Research & Papers

Knowledge graphs help small LLMs but hurt large ones in zero-shot classification

Adding per-article knowledge graphs boosts small LLMs but backfires on large ones by 5x cost.

Deep Dive

Shahana Akter and colleagues propose a zero-shot multi-label topic classification framework that operates without labeled training data. The base framework includes four variants: article-only classification, keyword-enhanced classification, and self-consistency decoding variants of both. They then augment each variant with a per-article knowledge graph extracted via a KGGen-like pipeline of subject-predicate-object triples. This yields eight methods (four base, four graph-augmented) tested across 15 large language models (LLMs) and eight multi-label datasets from different domains.

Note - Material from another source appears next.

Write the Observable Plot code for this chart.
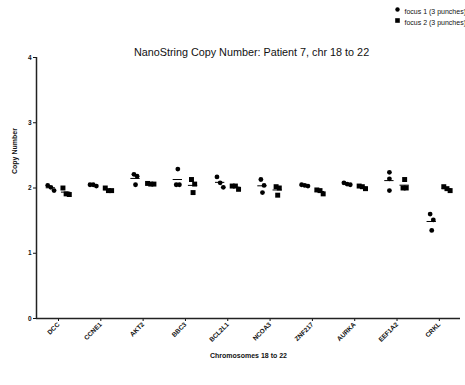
<!DOCTYPE html>
<html>
<head>
<meta charset="utf-8">
<script src="https://cdn.jsdelivr.net/npm/d3@7"></script>
<script src="https://cdn.jsdelivr.net/npm/@observablehq/plot@0.6"></script>
<style>
  body { margin: 0; overflow: hidden; background: white; }
  svg { font-family: Arial, "Liberation Sans", sans-serif; }
</style>
</head>
<body>
<div id="chart"></div>
<script>
const title = "NanoString Copy Number: Patient 7, chr 18 to 22";
const xTitle = "Chromosomes 18 to 22";
const yTitle = "Copy Number";
const seriesNames = ["focus 1 (3 punches)", "focus 2 (3 punches)"];
const genes = ["DCC","CCNE1","AKT2","BBC3","BCL2L1","NCOA3","ZNF217","AURKA","EEF1A2","CRKL"];
const focus1 = [
  [1.96, 2.04, 2.01], [2.05, 2.03, 2.05], [2.21, 2.18, 2.05], [2.29, 2.05, 2.05],
  [2.17, 2.08, 2.01], [2.13, 2.04, 1.93], [2.05, 2.03, 2.04], [2.08, 2.05, 2.06],
  [2.24, 2.14, 1.96], [1.60, 1.51, 1.35]
];
const focus2 = [
  [1.90, 2.00, 1.91], [2.00, 1.96, 1.96], [2.07, 2.06, 2.06], [2.13, 2.06, 1.93],
  [2.03, 1.98, 2.03], [2.02, 2.00, 1.89], [1.91, 1.97, 1.96], [2.03, 1.99, 2.02],
  [2.13, 2.00, 2.00], [2.02, 1.96, 1.99]
];
const yTicks = [0, 1, 2, 3, 4];

// Build rows: spread overlapping points horizontally (Prism-like scatter)
function spread(vals, threshold = 0.1, step = 0.075) {
  const order = vals.map((v, i) => i).sort((a, b) => vals[b] - vals[a]);
  const offs = new Array(vals.length).fill(0);
  let cluster = [order[0]];
  const flush = () => {
    const n = cluster.length;
    cluster.forEach((i, k) => offs[i] = (k - (n - 1) / 2) * step);
  };
  for (let j = 1; j < order.length; j++) {
    if (vals[cluster[cluster.length - 1]] - vals[order[j]] < threshold) cluster.push(order[j]);
    else { flush(); cluster = [order[j]]; }
  }
  flush();
  return offs;
}
const groupOffset = [-0.18, 0.18];
const points = [], means = [];
[focus1, focus2].forEach((series, s) => {
  series.forEach((vals, gi) => {
    const offs = spread(vals);
    vals.forEach((v, k) => points.push({gene: genes[gi], series: s, value: v, x: gi + groupOffset[s] + offs[k]}));
    const m = d3.mean(vals);
    means.push({series: s, value: m, x1: gi + groupOffset[s] - 0.11, x2: gi + groupOffset[s] + 0.11});
  });
});

const xDomain = [-0.52, 9.5];
const chart = Plot.plot({
  width: 465,
  height: 385,
  marginLeft: 36,
  marginRight: 5,
  marginTop: 57,
  marginBottom: 67,
  style: {fontFamily: "Arial, 'Liberation Sans', sans-serif", fontSize: "6.5px", fontWeight: "bold", background: "white", color: "#111"},
  x: {domain: xDomain, ticks: d3.range(genes.length), tickFormat: i => genes[i], tickRotate: -45, tickSize: 3, tickPadding: 2, label: null},
  y: {domain: [0, 4], ticks: yTicks, tickFormat: d3.format("d"), tickSize: 3, tickPadding: 2, label: null},
  marks: [
    Plot.ruleY([0], {stroke: "#222", strokeWidth: 1.5}),
    Plot.ruleX([xDomain[0]], {stroke: "#222", strokeWidth: 1.5}),
    Plot.ruleY(means, {x1: "x1", x2: "x2", y: "value", stroke: "black", strokeWidth: 1}),
    Plot.dot(points.filter(d => d.series === 0), {x: "x", y: "value", r: 2.4, fill: "black", stroke: "none", symbol: "circle"}),
    Plot.dot(points.filter(d => d.series === 1), {x: "x", y: "value", r: 2.8, fill: "black", stroke: "none", symbol: "square"}),
    Plot.text([title], {frameAnchor: "top", dx: 3, dy: -9, fontSize: 10.8, fontWeight: "normal", fill: "#111"}),
    Plot.text([xTitle], {frameAnchor: "bottom", dy: 39, fontSize: 7, fontWeight: "bold"}),
    Plot.text([yTitle], {frameAnchor: "left", dx: -22, dy: -14, rotate: -90, fontSize: 7, fontWeight: "bold"}),
    Plot.dot([seriesNames[0]], {frameAnchor: "top-left", dx: 361, dy: -48, r: 2.2, fill: "black", symbol: "circle"}),
    Plot.dot([seriesNames[1]], {frameAnchor: "top-left", dx: 361, dy: -37, r: 2.6, fill: "black", symbol: "square"}),
    Plot.text([seriesNames[0]], {frameAnchor: "top-left", dx: 368, dy: -48, text: d => d, textAnchor: "start", fontSize: 7, fontWeight: "normal", fill: "#111"}),
    Plot.text([seriesNames[1]], {frameAnchor: "top-left", dx: 368, dy: -37, text: d => d, textAnchor: "start", fontSize: 7, fontWeight: "normal", fill: "#111"})
  ]
});
document.getElementById("chart").appendChild(chart);
</script>
</body>
</html>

Results reveal a clear divide: keyword-enhanced classification (AK) performed best among base methods, with six of 15 LLMs surpassing a sentence-encoder baseline. However, graph augmentation had opposite effects on model sizes—it improved small models but hurt large models, indicating that larger LLMs already encode sufficient relational knowledge from pretraining. Self-consistency decoding consistently failed to boost performance while increasing computational cost roughly fivefold. The study provides practical guidance for when to invest in knowledge graph augmentation for zero-shot classification.

Key Points
  • Framework uses four base variants (article-only, keyword-enhanced, plus self-consistency variants) and four KG-augmented versions.
  • Graph augmentation improves small LLMs but degrades large ones, as large models already possess relational knowledge.
  • Self-consistency decoding adds 5x compute cost with zero performance gain across all experiments.

Why It Matters

Zero-shot classification is vital for rapid NLP deployment; this study shows when to use knowledge graphs based on model size.